2. The Logic Board and OCXO (+5 Volt rail).

3. The OCXO Oven Heater (Heat).


To feed these three sections separately, remove the 2 links adjacent to C1 on the main board. One connects the PA to the +5V rail and the other connects the OCXO Oven Heater to the +5V rail.  I installed a 4 way plug on the outer row of holes in the main board marked +PA/+5V/Heat/Gnd.

I installed a couple of Ferrite beads over the 4 wire supply cable (just in case) where it is routed over the top of the Display, the beads (and cable) push neatly into the gap between the Panel facia and the Display board.

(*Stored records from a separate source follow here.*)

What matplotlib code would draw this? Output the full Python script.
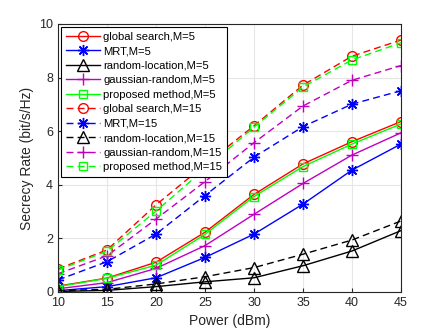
import numpy as np
import matplotlib.pyplot as plt

plt.rcParams['font.family'] = ['Liberation Sans', 'DejaVu Sans']

power = [10, 15, 20, 25, 30, 35, 40, 45]

# M=5
global_5 = [0.22, 0.52, 1.11, 2.23, 3.64, 4.78, 5.61, 6.36]
mrt_5 = [0.05, 0.20, 0.53, 1.29, 2.16, 3.28, 4.55, 5.52]
random_5 = [0.02, 0.06, 0.20, 0.38, 0.53, 0.98, 1.53, 2.29]
gauss_5 = [0.12, 0.35, 0.88, 1.73, 2.90, 4.05, 5.11, 5.94]
proposed_5 = [0.20, 0.51, 1.00, 2.15, 3.56, 4.68, 5.52, 6.27]

# M=15
global_15 = [0.86, 1.57, 3.25, 4.75, 6.20, 7.72, 8.80, 9.40]
mrt_15 = [0.45, 1.13, 2.16, 3.60, 5.03, 6.17, 7.01, 7.51]
random_15 = [0.05, 0.10, 0.30, 0.57, 0.91, 1.41, 1.94, 2.65]
gauss_15 = [0.68, 1.35, 2.72, 4.12, 5.57, 6.94, 7.90, 8.45]
proposed_15 = [0.82, 1.52, 3.02, 4.60, 6.15, 7.65, 8.66, 9.30]

fig = plt.figure(figsize=(4.43, 3.32), dpi=100)
ax = fig.add_axes([58 / 443, 40 / 332, 343 / 443, 268 / 332])

dash = (0, (5, 3))
asterisk = (8, 2, 0)
series = [
    (global_5, 'r', 'o', '-', 'global search,M=5'),
    (mrt_5, 'b', asterisk, '-', 'MRT,M=5'),
    (random_5, 'k', '^', '-', 'random-location,M=5'),
    (gauss_5, 'm', '+', '-', 'gaussian-random,M=5'),
    (proposed_5, '#00ff00', 's', '-', 'proposed method,M=5'),
    (global_15, 'r', 'o', dash, 'global search,M=15'),
    (mrt_15, 'b', asterisk, dash, 'MRT,M=15'),
    (random_15, 'k', '^', dash, 'random-location,M=15'),
    (gauss_15, 'm', '+', dash, 'gaussian-random,M=15'),
    (proposed_15, '#00ff00', 's', dash, 'proposed method,M=15'),
]
sizes = {'o': 7, '^': 8, '+': 9, 's': 6}
for vals, c, m, ls, lab in series:
    size = sizes.get(m, 8) if isinstance(m, str) else 8
    ax.plot(power, vals, color=c, marker=m, linestyle=ls, lw=1,
            markersize=size, markerfacecolor='none', markeredgewidth=1,
            label=lab)

ax.set_xlim(10, 45)
ax.set_ylim(0, 10)
ax.set_xticks(power)
ax.set_yticks([0, 2, 4, 6, 8, 10])
ax.grid(True, color='#e6e6e6', lw=0.8)
ax.set_axisbelow(True)
ax.tick_params(direction='in', labelsize=9, length=3, colors='#262626')
for s in ax.spines.values():
    s.set_color('#262626')
    s.set_linewidth(0.8)
ax.set_xlabel('Power (dBm)', fontsize=10, color='#262626')
ax.set_ylabel('Secrecy Rate (bit/s/Hz)', fontsize=10, color='#262626')

leg = ax.legend(loc='upper left', fontsize=8.1, handlelength=3,
                labelspacing=0.4, borderpad=0.4, borderaxespad=0.3,
                fancybox=False, framealpha=1, handletextpad=0.3)
leg.get_frame().set_edgecolor('black')
leg.get_frame().set_linewidth(0.8)

plt.savefig('out.png', dpi=100)
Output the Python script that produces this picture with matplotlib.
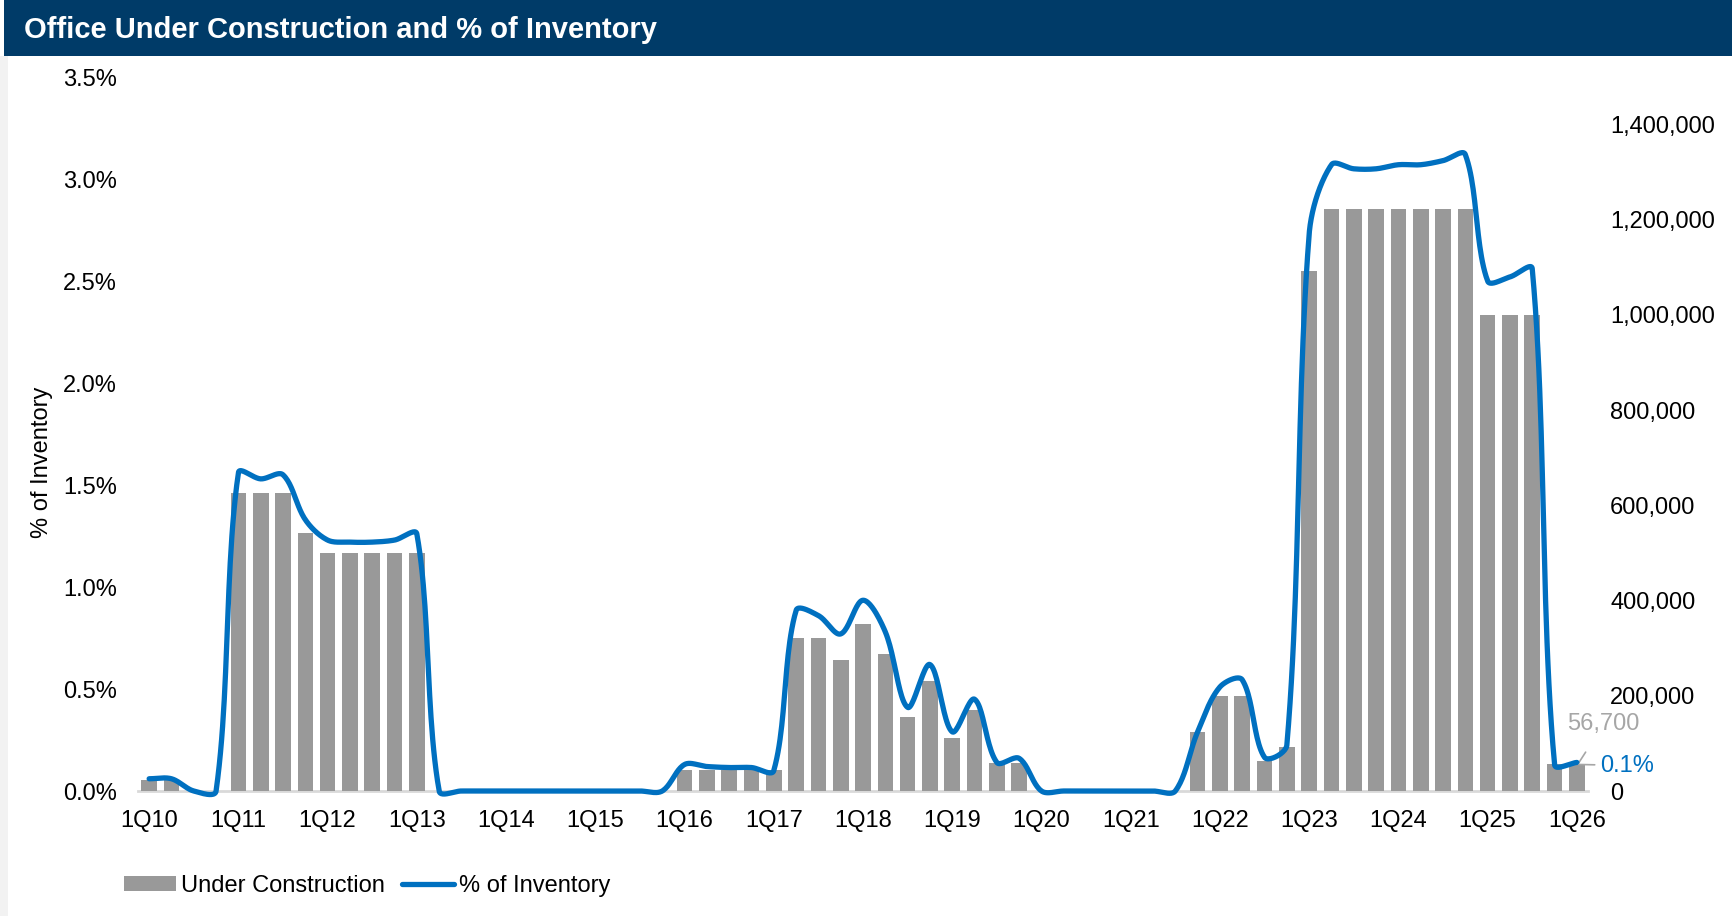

I’m currently using a mains power supply whose output is switchable; it is capable of 2 amps maximum.  I installed a high ripple current 10,000µF 40V capacitor across its output terminals to minimise AC ripple. The output voltage is 12V, and it does not change when running 250 mW from the U3S.  This is the same supply I used to run the U3S directly, but switched to 5V.

Soak testing the unit today I have found there is minimal temperature rise from any 1 of the three 7805’s used, even when the supply was switched to 12 Volts.  It will remain there.


I am very pleasantly surprised!  The U3S no longer displays any tendency to cause BOW’s, Droops, or what-ever you want to call them.  The output frequency remains constant for the whole 7 minutes it takes to send my call, and restarts at the same frequency every time.  See attached 10 Min and 4 Hour Grabs, taken at full power – 250mW out, with the Amplifier on 5V.  See Brgo329, you can see the Huff and Puff steps correcting the frequency!  However the “railroad tracks” are still as straight as a die.

I am thinking about turning off the GPS Frequency Locking feature, as my OCXO is capable of keeping the frequency stable enough without the Huff and Puff feature of the GPS! – One can see the steps caused by the Huff and Puff between some of the callsign frames, it is quite coarse!  Even when set to minimum correction.  I think this highlights just how good the Reference Oscillator/Oven design really is, when setup correctly. Well done Hans.

Please keep your kits coming!  You are keeping me occupied in my old age!  Just like JY!  Thanks again for your input.